#### To be done:
Retype only what runs from the beginning of the data through the line with "from matplotlib.ticker import MultipleLocator"; please omit the pictures and keep every line exact.

#### Information shown:
------------------------------
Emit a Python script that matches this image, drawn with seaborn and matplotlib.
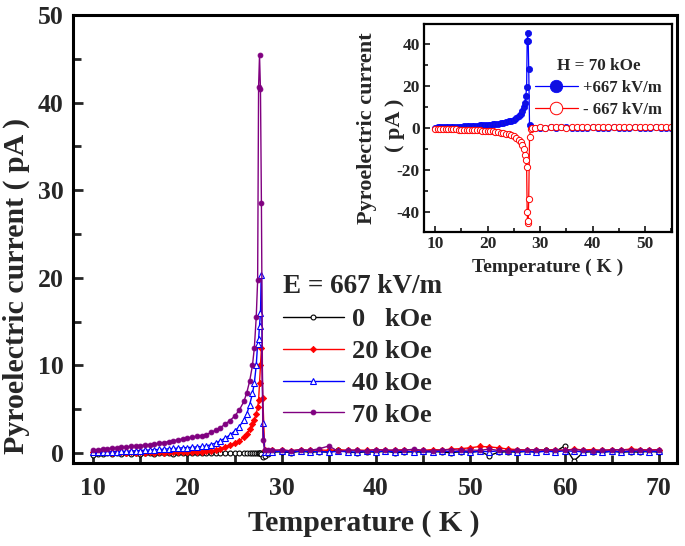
import numpy as np
import pandas as pd
import matplotlib
matplotlib.use("Agg")
import matplotlib.pyplot as plt
import seaborn as sns
from matplotlib.ticker import MultipleLocator

# ---------------- data ----------------
temperature = [10, 10.5, 11, 11.5, 12, 12.5, 13, 13.5, 14, 14.5, 15, 15.5, 16, 16.5,
               17, 17.5, 18, 18.5, 19, 19.5, 20, 20.5, 21, 21.5, 22, 22.5, 23, 23.5,
               24, 24.5, 25, 25.5, 26,
               26.3, 26.6, 26.9, 27.1, 27.3, 27.45, 27.55, 27.65, 27.75, 27.85, 28.0, 28.2, 28.5,
               29, 30, 31, 32, 33, 34, 35, 36, 37, 38, 39, 40, 41, 42, 43, 44, 45, 46,
               47, 48, 49, 50, 51, 52, 53, 54, 55, 56, 57, 58, 59, 60, 61, 62, 63, 64,
               65, 66, 67, 68, 69, 70]

i_0koe = [-0.2, -0.1, -0.15, 0.0, -0.1, -0.05, -0.15, 0.0, -0.1, -0.05, -0.1, 0.0, -0.05, -0.1,
          0.0, -0.05, 0.05, -0.1, 0.0, -0.05, 0.05, 0.0, -0.05, 0.05, 0.0, 0.05, -0.05, 0.05,
          0.0, 0.05, 0.0, 0.05, 0.0,
          0.05, 0.0, 0.05, 0.0, 0.05, 0.0, 0.05, 0.0, 0.05, -0.1, -0.5, -0.3, -0.1,
          0.1, 0.15, 0.05, 0.2, 0.1, 0.15, 0.1, 0.4, 0.1, 0.05, 0.15, 0.1, 0.2, 0.05,
          0.1, 0.15, 0.1, 0.2, 0.1, 0.05, 0.15, 0.1, 0.2, -0.3, 0.1, 0.15, 0.1, 0.2,
          0.1, 0.3, 0.15, 0.8, -0.9, 0.1, 0.15, 0.1, 0.2, 0.1, 0.15, 0.1, 0.2, 0.1]

i_20koe = [0.15, 0.1, 0.2, 0.1, 0.05, 0.1, 0.15, 0.05, 0.1, 0.05, 0.1, 0.05, 0.1, 0.05,
           0.1, 0.05, 0.1, 0.08, 0.1, 0.1, 0.12, 0.12, 0.15, 0.15, 0.18, 0.25, 0.35, 0.5,
           0.7, 0.9, 1.1, 1.4, 1.8,
           2.2, 2.7, 3.3, 3.8, 4.5, 5.2, 6.0, 8.0, 10.0, 12.0, 6.3, 0.3, 0.2,
           0.3, 0.35, 0.25, 0.4, 0.3, 0.35, 0.3, 0.4, 0.3, 0.35, 0.3, 0.4, 0.35, 0.3,
           0.4, 0.35, 0.3, 0.4, 0.35, 0.45, 0.5, 0.6, 0.75, 0.7, 0.6, 0.45, 0.4, 0.35,
           0.4, 0.35, 0.4, 0.3, 0.45, 0.35, 0.4, 0.3, 0.4, 0.35, 0.45, 0.4, 0.35, 0.4]

i_40koe = [0.10, 0.11, 0.12, 0.13, 0.15, 0.17, 0.19, 0.21, 0.23, 0.26, 0.29, 0.32, 0.35, 0.38,
           0.41, 0.44, 0.48, 0.52, 0.56, 0.60, 0.62, 0.66, 0.70, 0.75, 0.80, 0.95, 1.15, 1.40,
           1.70, 2.05, 2.50, 3.00, 3.80,
           4.5, 5.5, 6.8, 8.0, 10.0, 12.5, 13.0, 14.5, 16.0, 20.3, 3.4, 0.1, 0.1,
           0.15, 0.2, 0.1, 0.25, 0.15, 0.2, 0.1, 0.2, 0.15, 0.1, 0.2, 0.15, 0.25, 0.1,
           0.2, 0.15, 0.2, 0.1, 0.25, 0.15, 0.2, 0.1, 0.2, 0.15, 0.25, 0.2, 0.15, 0.2,
           0.1, 0.2, 0.15, 0.25, 0.2, 0.15, 0.2, 0.1, 0.2, 0.15, 0.2, 0.25, 0.15, 0.2]

i_70koe = [0.35, 0.40, 0.45, 0.50, 0.55, 0.60, 0.65, 0.70, 0.75, 0.80, 0.85, 0.90, 0.95, 1.00,
           1.10, 1.20, 1.30, 1.40, 1.50, 1.60, 1.70, 1.80, 1.90, 2.00, 2.10, 2.35, 2.60, 2.90,
           3.30, 3.70, 4.20, 4.90, 5.90,
           6.9, 8.2, 10.0, 12.0, 15.5, 19.7, 41.8, 45.4, 41.5, 28.5, 1.5, 0.4, 0.3,
           0.3, 0.35, 0.25, 0.4, 0.3, 0.5, 0.8, 0.2, 0.35, 0.3, 0.25, 0.4, 0.3, 0.35,
           0.3, 0.45, 0.3, 0.25, 0.35, 0.4, 0.3, 0.35, 0.3, 0.45, 0.3, 0.25, 0.35, 0.3,
           0.4, 0.3, 0.35, 0.3, 0.4, 0.3, 0.25, 0.35, 0.3, 0.4, 0.3, 0.35, 0.3, 0.35]

# inset: H = 70 kOe, +667 kV/m is the 70 kOe curve above; -667 kV/m below
i_neg667 = [-0.30, -0.32, -0.35, -0.38, -0.40, -0.43, -0.46, -0.50, -0.53, -0.57, -0.60, -0.65, -0.70, -0.75,
            -0.80, -0.86, -0.92, -0.98, -1.05, -1.12, -1.20, -1.30, -1.40, -1.55, -1.80, -2.00, -2.30, -2.55,
            -2.80, -3.20, -3.60, -4.40, -5.50,
            -6.5, -8.0, -10.0, -12.5, -15.2, -18.4, -40.0, -45.0, -44.0, -33.5, -4.3, -0.5, 0.0,
            0.3, 0.5, 0.3, 0.6, 0.4, 0.5, 0.3, 0.6, 0.5, 0.4, 0.6, 0.5, 0.4, 0.6,
            0.5, 0.7, 0.5, 0.6, 0.5, 0.6, 0.4, 0.6, 0.5, 0.6, 0.5, 0.6, 0.4, 0.6,
            0.5, 0.6, 0.5, 0.6, 0.5, 0.6, 0.5, 0.6, 0.5, 0.6, 0.5, 0.6, 0.5, 0.6]

main_labels = ["0   kOe", "20 kOe", "40 kOe", "70 kOe"]
inset_labels = ["+667 kV/m", "- 667 kV/m"]
main_title = "E = 667 kV/m"
inset_title = "H = 70 kOe"

# ---------------- style ----------------
sns.set_theme(style="ticks")
plt.rcParams["font.family"] = ["Liberation Serif", "DejaVu Serif"]
plt.rcParams["font.weight"] = "bold"
plt.rcParams["axes.labelweight"] = "bold"
plt.rcParams["axes.unicode_minus"] = False

fig = plt.figure(figsize=(6.85, 5.46), dpi=100)
fig.patch.set_facecolor("white")

ax = fig.add_axes([0.107, 0.1526, 0.881, 0.82])

main_df = pd.DataFrame({
    "T": temperature * 4,
    "I": i_0koe + i_20koe + i_40koe + i_70koe,
    "field": sum([[lab] * len(temperature) for lab in main_labels], []),
})

styles = {
    "0   kOe": dict(color="black", marker="o", mfc="white", mec="black", ms=3.5, mew=0.8),
    "20 kOe": dict(color="#ff0000", marker="D", mfc="#ff0000", mec="#ff0000", ms=3.2, mew=0.6),
    "40 kOe": dict(color="#0000ff", marker="^", mfc="white", mec="#0000ff", ms=4.0, mew=0.8),
    "70 kOe": dict(color="#800080", marker="o", mfc="#800080", mec="#800080", ms=3.5, mew=0.6),
}

for lab in main_labels:
    sub = main_df[main_df["field"] == lab]
    st = styles[lab]
    sns.lineplot(data=sub, x="T", y="I", ax=ax, sort=False, estimator=None,
                 color=st["color"], marker=st["marker"], markersize=st["ms"],
                 markerfacecolor=st["mfc"], markeredgecolor=st["mec"],
                 markeredgewidth=st["mew"], linewidth=1.0, label=lab)

ax.set_xlim(7.9, 71.9)
ax.set_ylim(-1.1, 50)
ax.xaxis.set_major_locator(MultipleLocator(10))
ax.xaxis.set_minor_locator(MultipleLocator(5))
ax.yaxis.set_major_locator(MultipleLocator(10))
ax.yaxis.set_minor_locator(MultipleLocator(5))
ax.tick_params(axis="both", which="both", direction="in", width=2, top=False, right=False)
ax.tick_params(axis="both", which="major", length=7, labelsize=18.5)
ax.tick_params(axis="x", which="major", pad=10)
ax.tick_params(axis="y", which="major", pad=7)
ax.tick_params(axis="both", which="minor", length=6)
for lab in ax.get_xticklabels() + ax.get_yticklabels():
    lab.set_fontweight("bold")
for sp in ax.spines.values():
    sp.set_linewidth(2.2)
    sp.set_color("black")
ax.set_xlabel("Temperature ( K )", fontsize=21.5, fontweight="bold")
ax.set_ylabel("Pyroelectric current ( pA )", fontsize=21.5, fontweight="bold")
ax.xaxis.set_label_coords(0.482, -0.105)
ax.yaxis.set_label_coords(-0.072, 0.395)

leg = ax.legend(loc="upper left", bbox_to_anchor=(0.33, 0.445), frameon=False,
                title=main_title, fontsize=19, title_fontsize=19.5,
                handlelength=2.3, handletextpad=0.3, labelspacing=0.32, borderaxespad=0)
leg._legend_box.align = "left"
leg.get_title().set_fontweight("bold")
for t in leg.get_texts():
    t.set_fontweight("bold")

# ---------------- inset ----------------
axi = fig.add_axes([0.619, 0.5745, 0.3617, 0.381])
inset_df = pd.DataFrame({
    "T": temperature * 2,
    "I": i_70koe + i_neg667,
    "pol": [inset_labels[0]] * len(temperature) + [inset_labels[1]] * len(temperature),
})
sub = inset_df[inset_df["pol"] == inset_labels[0]]
sns.lineplot(data=sub, x="T", y="I", ax=axi, sort=False, estimator=None,
             color="#0000ff", marker="o", markersize=4.5, markerfacecolor="#1010e0",
             markeredgecolor="#0000ff", markeredgewidth=0.5, linewidth=0.9,
             label=inset_labels[0])
sub = inset_df[inset_df["pol"] == inset_labels[1]]
sns.lineplot(data=sub, x="T", y="I", ax=axi, sort=False, estimator=None,
             color="#ff0000", marker="o", markersize=4.5, markerfacecolor="white",
             markeredgecolor="#ff0000", markeredgewidth=0.7, linewidth=0.9,
             label=inset_labels[1])

axi.set_xlim(7.9, 55.1)
axi.set_ylim(-49.6, 49.6)
axi.xaxis.set_major_locator(MultipleLocator(10))
axi.xaxis.set_minor_locator(MultipleLocator(5))
axi.yaxis.set_major_locator(MultipleLocator(20))
axi.yaxis.set_minor_locator(MultipleLocator(10))
axi.tick_params(axis="both", which="both", direction="in", width=1.3, top=False, right=False)
axi.tick_params(axis="both", which="major", length=4, labelsize=12.5, pad=3)
axi.tick_params(axis="both", which="minor", length=3)
for lab in axi.get_xticklabels() + axi.get_yticklabels():
    lab.set_fontweight("bold")
for sp in axi.spines.values():
    sp.set_linewidth(1.6)
    sp.set_color("black")
axi.set_xlabel("Temperature ( K )", fontsize=14, fontweight="bold")
axi.set_ylabel("Pyroelectric current", fontsize=16, fontweight="bold")
axi.xaxis.set_label_coords(0.5, -0.125)
axi.yaxis.set_label_coords(-0.19, 0.5)
axi.text(-0.117, 0.516, "( pA )", transform=axi.transAxes, rotation=90,
         ha="center", va="center", fontsize=16, fontweight="bold")

legi = axi.legend(loc="upper left", bbox_to_anchor=(0.42, 0.87), frameon=False,
                  title=inset_title, fontsize=12, title_fontsize=12.3,
                  handlelength=2.6, handletextpad=0.3, labelspacing=0.35, borderaxespad=0,
                  markerscale=2.0)
legi.get_title().set_fontweight("bold")
for t in legi.get_texts():
    t.set_fontweight("bold")

fig.savefig("out.png", dpi=100, facecolor="white")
------------------------------
#### Exercise response:
Emit a Python script that matches this image, drawn with seaborn and matplotlib.
import numpy as np
import pandas as pd
import matplotlib
matplotlib.use("Agg")
import matplotlib.pyplot as plt
import seaborn as sns
from matplotlib.ticker import MultipleLocator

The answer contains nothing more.